* start Input records *

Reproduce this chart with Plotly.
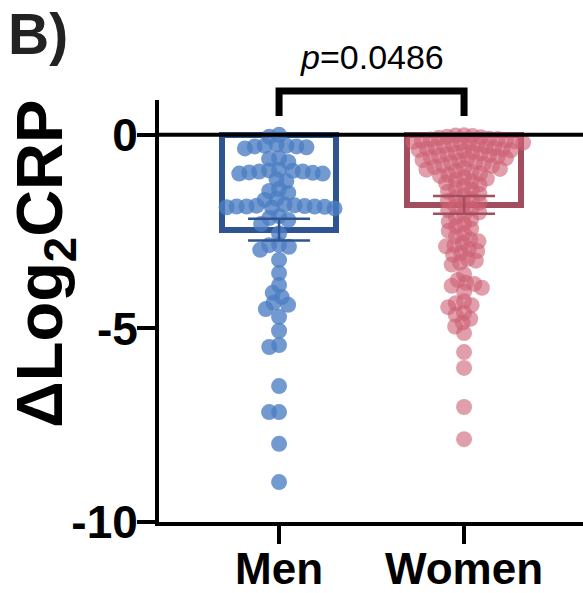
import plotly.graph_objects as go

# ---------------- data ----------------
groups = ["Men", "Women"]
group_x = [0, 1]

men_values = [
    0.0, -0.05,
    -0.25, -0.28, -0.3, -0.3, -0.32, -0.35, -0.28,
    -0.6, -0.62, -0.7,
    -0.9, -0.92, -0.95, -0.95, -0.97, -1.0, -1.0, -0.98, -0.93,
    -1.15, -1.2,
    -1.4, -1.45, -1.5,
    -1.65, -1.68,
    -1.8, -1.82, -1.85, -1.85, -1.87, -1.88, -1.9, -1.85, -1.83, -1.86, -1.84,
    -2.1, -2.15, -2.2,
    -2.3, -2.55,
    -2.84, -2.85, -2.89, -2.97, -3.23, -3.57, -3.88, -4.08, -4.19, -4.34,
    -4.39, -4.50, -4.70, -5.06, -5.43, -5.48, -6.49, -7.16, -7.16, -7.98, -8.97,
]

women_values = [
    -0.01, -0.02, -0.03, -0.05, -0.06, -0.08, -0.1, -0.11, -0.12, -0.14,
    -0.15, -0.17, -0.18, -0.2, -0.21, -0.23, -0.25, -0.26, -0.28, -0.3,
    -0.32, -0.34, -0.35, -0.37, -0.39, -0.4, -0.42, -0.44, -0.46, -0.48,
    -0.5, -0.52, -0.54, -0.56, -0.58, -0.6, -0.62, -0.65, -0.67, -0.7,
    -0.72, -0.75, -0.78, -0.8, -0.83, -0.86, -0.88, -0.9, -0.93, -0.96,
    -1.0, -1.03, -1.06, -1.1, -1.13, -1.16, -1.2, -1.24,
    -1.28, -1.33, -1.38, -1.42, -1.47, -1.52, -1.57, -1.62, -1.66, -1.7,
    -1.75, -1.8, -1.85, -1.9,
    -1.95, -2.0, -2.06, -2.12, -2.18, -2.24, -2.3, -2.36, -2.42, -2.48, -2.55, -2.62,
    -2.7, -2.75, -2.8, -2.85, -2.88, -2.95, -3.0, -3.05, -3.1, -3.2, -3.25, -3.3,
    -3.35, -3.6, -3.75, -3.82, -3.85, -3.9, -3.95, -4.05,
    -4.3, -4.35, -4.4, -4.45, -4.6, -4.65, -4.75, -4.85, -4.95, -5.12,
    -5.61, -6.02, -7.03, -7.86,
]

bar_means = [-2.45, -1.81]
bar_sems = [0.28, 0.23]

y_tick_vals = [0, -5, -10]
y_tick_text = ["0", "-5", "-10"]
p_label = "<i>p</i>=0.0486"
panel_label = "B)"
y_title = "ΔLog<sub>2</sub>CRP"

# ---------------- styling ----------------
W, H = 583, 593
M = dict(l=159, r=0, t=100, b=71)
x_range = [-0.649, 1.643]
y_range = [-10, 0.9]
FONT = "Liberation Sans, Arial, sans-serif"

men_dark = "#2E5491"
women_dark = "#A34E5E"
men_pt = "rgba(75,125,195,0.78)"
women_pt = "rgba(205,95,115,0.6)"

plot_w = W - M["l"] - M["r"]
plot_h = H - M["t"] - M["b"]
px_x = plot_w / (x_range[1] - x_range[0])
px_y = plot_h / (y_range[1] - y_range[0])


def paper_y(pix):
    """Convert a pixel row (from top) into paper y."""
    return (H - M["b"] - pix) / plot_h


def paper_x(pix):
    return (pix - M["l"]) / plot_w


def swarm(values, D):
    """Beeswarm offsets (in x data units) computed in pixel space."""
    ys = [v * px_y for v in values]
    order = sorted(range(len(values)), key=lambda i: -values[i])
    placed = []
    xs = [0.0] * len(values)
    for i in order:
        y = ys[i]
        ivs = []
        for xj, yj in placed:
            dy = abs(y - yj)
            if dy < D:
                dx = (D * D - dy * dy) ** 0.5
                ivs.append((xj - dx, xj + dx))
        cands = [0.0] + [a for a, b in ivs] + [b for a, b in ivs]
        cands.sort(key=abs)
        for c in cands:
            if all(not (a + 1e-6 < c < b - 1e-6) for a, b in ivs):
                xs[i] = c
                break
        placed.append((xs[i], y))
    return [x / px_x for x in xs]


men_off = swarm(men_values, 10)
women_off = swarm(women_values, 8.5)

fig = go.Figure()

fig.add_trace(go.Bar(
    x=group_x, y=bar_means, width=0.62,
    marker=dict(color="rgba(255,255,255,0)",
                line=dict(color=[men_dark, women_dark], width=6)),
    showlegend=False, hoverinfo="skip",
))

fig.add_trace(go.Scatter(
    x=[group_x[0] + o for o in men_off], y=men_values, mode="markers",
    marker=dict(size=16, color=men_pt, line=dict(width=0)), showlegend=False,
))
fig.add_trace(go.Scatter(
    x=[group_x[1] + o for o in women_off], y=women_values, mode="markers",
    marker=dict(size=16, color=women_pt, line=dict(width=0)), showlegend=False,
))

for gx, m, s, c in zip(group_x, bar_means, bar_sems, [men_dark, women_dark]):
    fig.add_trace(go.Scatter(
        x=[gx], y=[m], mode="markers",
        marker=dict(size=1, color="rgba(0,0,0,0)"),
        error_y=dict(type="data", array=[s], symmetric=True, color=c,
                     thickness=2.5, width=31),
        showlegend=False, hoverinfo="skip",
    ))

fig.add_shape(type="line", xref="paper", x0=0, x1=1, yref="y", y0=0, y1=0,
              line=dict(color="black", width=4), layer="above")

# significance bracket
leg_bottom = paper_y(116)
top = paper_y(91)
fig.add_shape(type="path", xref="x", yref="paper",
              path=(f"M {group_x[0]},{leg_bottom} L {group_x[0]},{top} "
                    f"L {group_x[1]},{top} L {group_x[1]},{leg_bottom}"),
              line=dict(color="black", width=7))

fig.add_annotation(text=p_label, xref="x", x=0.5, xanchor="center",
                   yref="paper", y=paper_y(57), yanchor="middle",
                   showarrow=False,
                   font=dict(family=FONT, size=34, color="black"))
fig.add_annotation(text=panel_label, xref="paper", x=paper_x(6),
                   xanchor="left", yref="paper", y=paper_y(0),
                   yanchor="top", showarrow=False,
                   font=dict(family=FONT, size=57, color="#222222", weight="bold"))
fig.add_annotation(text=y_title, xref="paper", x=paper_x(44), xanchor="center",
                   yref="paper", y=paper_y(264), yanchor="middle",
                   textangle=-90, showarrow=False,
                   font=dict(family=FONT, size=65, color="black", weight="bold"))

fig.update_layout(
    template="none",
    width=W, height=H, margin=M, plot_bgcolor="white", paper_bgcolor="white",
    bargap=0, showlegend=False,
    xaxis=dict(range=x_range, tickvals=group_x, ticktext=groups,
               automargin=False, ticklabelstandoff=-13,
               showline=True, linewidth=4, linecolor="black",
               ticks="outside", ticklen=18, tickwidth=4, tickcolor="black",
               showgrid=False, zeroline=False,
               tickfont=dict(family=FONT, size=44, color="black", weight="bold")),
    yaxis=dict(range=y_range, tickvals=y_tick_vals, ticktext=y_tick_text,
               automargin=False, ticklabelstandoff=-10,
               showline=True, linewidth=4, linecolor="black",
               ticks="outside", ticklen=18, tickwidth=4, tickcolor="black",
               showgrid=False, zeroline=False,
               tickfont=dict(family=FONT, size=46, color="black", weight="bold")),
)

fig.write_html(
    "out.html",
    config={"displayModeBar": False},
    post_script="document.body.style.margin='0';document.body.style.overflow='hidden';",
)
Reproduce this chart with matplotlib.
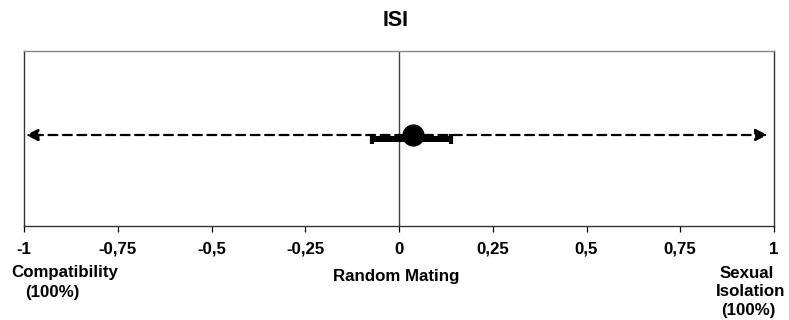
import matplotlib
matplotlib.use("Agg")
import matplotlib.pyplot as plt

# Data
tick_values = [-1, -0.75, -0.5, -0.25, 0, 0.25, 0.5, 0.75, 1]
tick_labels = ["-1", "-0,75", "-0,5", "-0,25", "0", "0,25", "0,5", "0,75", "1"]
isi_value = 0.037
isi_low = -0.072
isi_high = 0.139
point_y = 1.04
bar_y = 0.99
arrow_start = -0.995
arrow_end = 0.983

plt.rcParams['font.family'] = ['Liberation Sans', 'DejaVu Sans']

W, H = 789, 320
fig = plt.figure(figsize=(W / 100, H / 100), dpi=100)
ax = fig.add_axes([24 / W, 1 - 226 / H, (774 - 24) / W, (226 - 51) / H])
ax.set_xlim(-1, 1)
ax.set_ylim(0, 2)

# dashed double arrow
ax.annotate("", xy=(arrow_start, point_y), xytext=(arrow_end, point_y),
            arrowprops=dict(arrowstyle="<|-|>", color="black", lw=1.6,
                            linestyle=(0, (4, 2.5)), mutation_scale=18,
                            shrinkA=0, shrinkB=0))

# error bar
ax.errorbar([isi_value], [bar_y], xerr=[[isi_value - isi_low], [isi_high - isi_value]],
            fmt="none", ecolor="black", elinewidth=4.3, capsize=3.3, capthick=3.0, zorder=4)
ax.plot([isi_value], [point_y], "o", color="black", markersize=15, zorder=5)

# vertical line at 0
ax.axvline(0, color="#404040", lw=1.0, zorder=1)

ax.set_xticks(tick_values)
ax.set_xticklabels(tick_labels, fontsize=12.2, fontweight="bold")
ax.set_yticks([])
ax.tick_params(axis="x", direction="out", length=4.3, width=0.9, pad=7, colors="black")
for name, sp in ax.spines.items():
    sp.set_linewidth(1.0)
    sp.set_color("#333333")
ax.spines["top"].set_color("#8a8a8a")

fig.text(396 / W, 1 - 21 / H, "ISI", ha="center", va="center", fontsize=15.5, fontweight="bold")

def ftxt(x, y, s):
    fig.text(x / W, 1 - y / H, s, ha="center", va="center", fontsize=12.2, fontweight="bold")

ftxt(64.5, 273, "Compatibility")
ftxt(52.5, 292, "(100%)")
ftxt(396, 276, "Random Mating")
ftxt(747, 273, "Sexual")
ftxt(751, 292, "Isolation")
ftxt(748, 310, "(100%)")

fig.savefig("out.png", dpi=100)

* end Input records *

→ Stated task:
Every line from the one containing "Reproduce this chart with matplotlib." through the one containing "import matplotlib.pyplot as plt" should be quoted exactly, and no other lines; keep pictures out of the copy.

→ Solution to this problem:
Reproduce this chart with matplotlib.
import matplotlib
matplotlib.use("Agg")
import matplotlib.pyplot as plt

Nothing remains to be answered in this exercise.